Documentation ¶
Overview ¶
Package transform provides Operations which transform DataFrame rows
Index ¶
- func AddColumn(accessor sif.ColumnAccessor) *sif.DataFrameOperation
- func Filter(fn sif.FilterOperation) *sif.DataFrameOperation
- func FlatMap(fn sif.FlatMapOperation) *sif.DataFrameOperation
- func Group(kfn sif.KeyingOperation) *sif.DataFrameOperation
- func KeyColumns(accessors ...sif.ColumnAccessor) sif.KeyingOperation
- func Map(fn sif.MapOperation) *sif.DataFrameOperation
- func Reduce(kfn sif.KeyingOperation, fn sif.ReductionOperation) *sif.DataFrameOperation
- func RemoveColumn(accessors ...sif.ColumnAccessor) *sif.DataFrameOperation
- func RenameColumn(accessor sif.ColumnAccessor, newAccessor sif.ColumnAccessor) *sif.DataFrameOperation
- func Repartition(targetPartitionSize int, kfn sif.KeyingOperation) *sif.DataFrameOperation
- func RepartitionReduce(targetPartitionSize int, kfn sif.KeyingOperation, fn sif.ReductionOperation) *sif.DataFrameOperation
Constants ¶
This section is empty.
Variables ¶
This section is empty.
Functions ¶
func AddColumn ¶
func AddColumn(accessor sif.ColumnAccessor) *sif.DataFrameOperation
AddColumn declares that a new (empty) column with a specific type and name should be available to the next Task of the DataFrame pipeline
func Filter ¶
func Filter(fn sif.FilterOperation) *sif.DataFrameOperation
Filter filters Rows out of a Partition, creating a new one.

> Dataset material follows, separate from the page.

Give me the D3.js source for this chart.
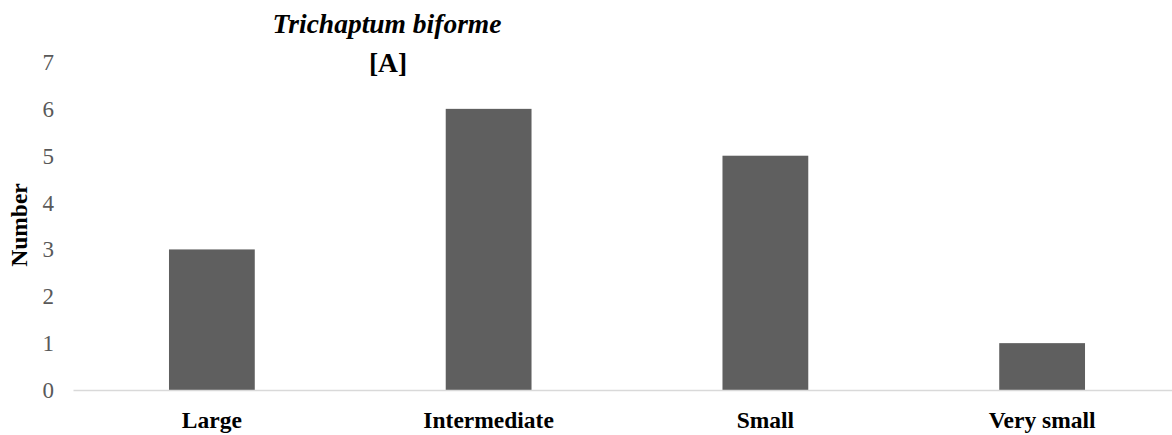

Rows are retained iff FilterOperation returns true.
func FlatMap ¶
func FlatMap(fn sif.FlatMapOperation) *sif.DataFrameOperation
FlatMap transforms a Row, potentially producing new rows
func Group ¶
func Group(kfn sif.KeyingOperation) *sif.DataFrameOperation
Group shuffles rows across workers, using a key - useful for grouping buckets of data together on single workers
func KeyColumns ¶
func KeyColumns(accessors ...sif.ColumnAccessor) sif.KeyingOperation
KeyColumns is a shortcut for defining a KeyingOperation which uses multiple source column values to produce a compound key.
func Reduce ¶
func Reduce(kfn sif.KeyingOperation, fn sif.ReductionOperation) *sif.DataFrameOperation
Reduce combines rows across workers, using a key
func RemoveColumn ¶
func RemoveColumn(accessors ...sif.ColumnAccessor) *sif.DataFrameOperation
RemoveColumn marks existing columns for removal at the end of the current stage
func RenameColumn ¶
func RenameColumn(accessor sif.ColumnAccessor, newAccessor sif.ColumnAccessor) *sif.DataFrameOperation
RenameColumn renames an existing column
func Repartition ¶
func Repartition(targetPartitionSize int, kfn sif.KeyingOperation) *sif.DataFrameOperation
Repartition is identical to Group, with the added ability to change the number of rows per partition during the shuffle
func RepartitionReduce ¶
func RepartitionReduce(targetPartitionSize int, kfn sif.KeyingOperation, fn sif.ReductionOperation) *sif.DataFrameOperation
RepartitionReduce is identical to Reduce, with the added ability to change the number of rows per partition during the reduction
Types ¶
This section is empty.